OCTOBER 20, 2003 VOLUME 11, NUMBER 16
When Jessie Simmons signed powers of attorney giving her son Donald authority to handle her personal and financial affairs, she probably thought she was doing the right thing. After all, a power of attorney makes it easier for family members to take care of what needs to be done. It also avoids the expense and delay associated with court proceedings. That is why durable powers of attorney are so popular today. They don’t always work to avoid court involvement, however.
Another son, Jack, filed a petition with the Ohio probate courts seeking appointment as his mother’s guardian. Donald objected, arguing that his power of attorney was completely sufficient to handle her business, and that her desire to avoid the court process should be respected. He also insisted that the actual administration of Ms.
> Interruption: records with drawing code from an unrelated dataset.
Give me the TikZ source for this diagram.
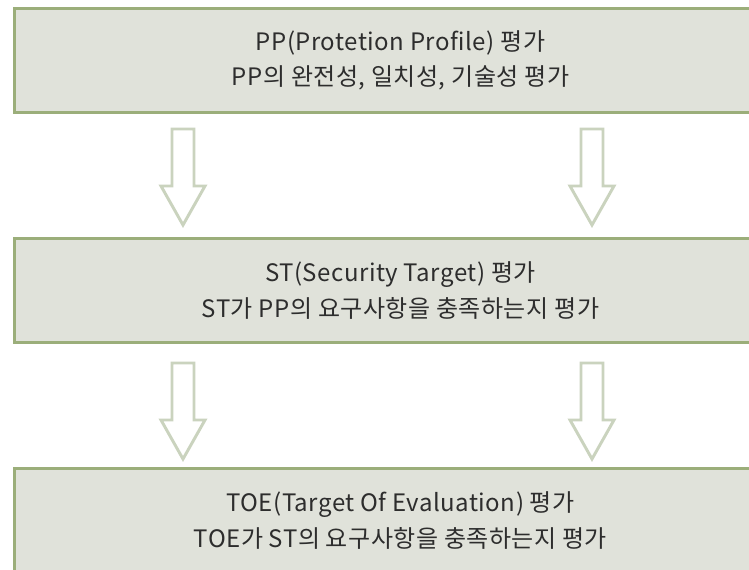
\documentclass[tikz,border=0pt]{standalone}
\usepackage{fontspec}
\setmainfont{Noto Sans CJK KR}[LetterSpace=2]
\definecolor{boxfill}{RGB}{224,226,218}
\definecolor{boxline}{RGB}{155,174,122}
\definecolor{arrowline}{RGB}{202,211,190}
\definecolor{textgray}{RGB}{45,45,45}
\tikzset{every picture/.style={line width=0.75pt}}
\tikzset{
  stagebox/.style={draw=boxline, fill=boxfill, line width=2.2pt, minimum width=579pt, minimum height=78pt,
    anchor=north west, inner sep=0pt, align=center, text=textgray,
    font=\fontsize{18}{26.5}\selectfont},
  blockarrow/.style={draw=arrowline, fill=white, line width=2.2pt, line join=miter}
}
\newcommand{\downblock}[2]{% top centre x, top y
  \draw [blockarrow] (#1-11,#2) -- (#1+11,#2) -- (#1+11,#2+57) -- (#1+22,#2+57) -- (#1,#2+96) -- (#1-22,#2+57) -- (#1-11,#2+57) -- cycle;
}
\begin{document}
\begin{tikzpicture}[x=0.75pt,y=0.75pt,yscale=-1,xscale=1]
        \useasboundingbox (0,0) rectangle (749,569);
        \clip (0,0) rectangle (749,569);
        % Stages
        \node [stagebox] (pp) at (13,7) {PP(Protetion Profile) 평가\\PP의 완전성, 일치성, 기술성 평가};
        \node [stagebox] (st) at (13,237) {ST(Security Target) 평가\\ST가 PP의 요구사항을 충족하는지 평가};
        \node [stagebox] (toe) at (13,467) {TOE(Target Of Evaluation) 평가\\TOE가 ST의 요구사항을 충족하는지 평가};
        % Arrows between stages
        \foreach \ax in {183,592} {
          \downblock{\ax}{129}
          \downblock{\ax}{363}
        }
\end{tikzpicture}
\end{document}
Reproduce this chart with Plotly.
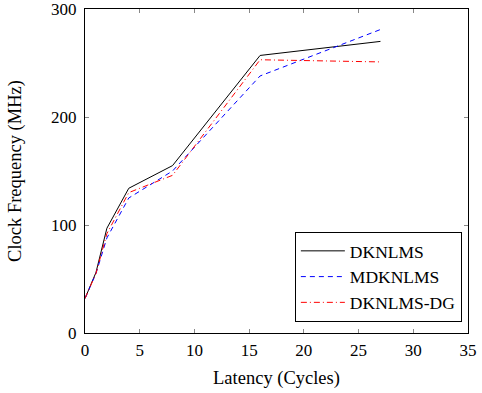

Simmons’ affairs should be kept private, and that he should not have to provide information to his brother (and their sister, who supported Jack).
The problem with that, according to Jack, was that Donald was mishandling their mother’s money. He owed money to Mrs. Simmons, and was not repaying the loan—and he should have known that was improper, since Donald was a practicing attorney. He also refused to give either of his siblings any information about their mother, claiming attorney-client privilege.
After hearing this evidence, the probate judge decided to appoint Donald as his mother’s guardian. Although there were questions about his handling of her finances, the judge reasoned that at least he would be responsible to account to the court, and other family members could find out what was going on. At the same time, Mrs. Simmons’ wishes about which family member should act would be respected.
Thus, Donald Simmons suddenly found himself appointed to a position that he did not believe to be necessary at all. Jack Simmons, for his part, found that the very person whose actions he had challenged was given authority over Ms. Simmons by the court itself. Jack appealed the decision.
The Ohio Court of Appeals agreed with Jack that Donald should not be appointed as guardian. His behavior and testimony indicated that he had been less than forthright about his handling of Ms. Simmons’ affairs before the court proceeding was initiated, and the judges reasoned that he could not be expected to cooperate any more fully as guardian. He had never asked to be named as guardian, and the appellate court ordered that he should not be appointed. Guardianship of Simmons, October 10, 2003.